Why would you want it? Well, as I said above, you might be a collector and a completist. You might also want a challenge as this set has 2,079 pieces. Oh yes, it goes without saying that it’s an 18+ set.
But you might also fancy this as a piece of retro interior design. This 1950s typewriter would look great in a home office or on a desk (if you have room). Ok, it doesn’t work as a typewriter (although it does allow you to feed paper into it) but it does have a great look that would work well in a retro home office.

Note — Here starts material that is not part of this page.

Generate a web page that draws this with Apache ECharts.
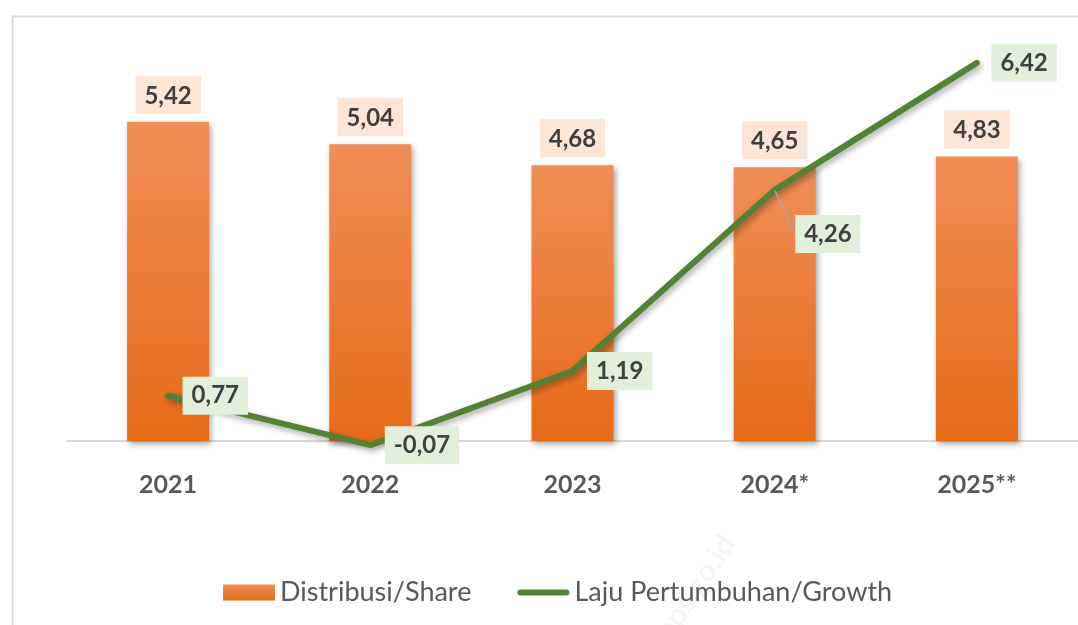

That’s down to the vintage design, which is based on a model used originally by the Lego Group founder Kirk Kristiansen. It is replicated by these 2000-plus Lego pieces, producing something with both form and functionality.
It isn’t going to type you a letter, but this mint green model’s carriage moves as you type, it allows you to feed in some paper and of course, it has those amazing keys. Note that the keys have printed characters – no stickers here.
If there’s a downside it’s the inevitable cost of something so detailed and complex. If you want this in you’re home, you are looking at £179.99, which is hefty for a Lego set. But few completed Lego sets will look as good as this in your home.
Of course, you could just go and buy a vintage typewriter on eBay for a fraction of the price. But where’s the fun in that?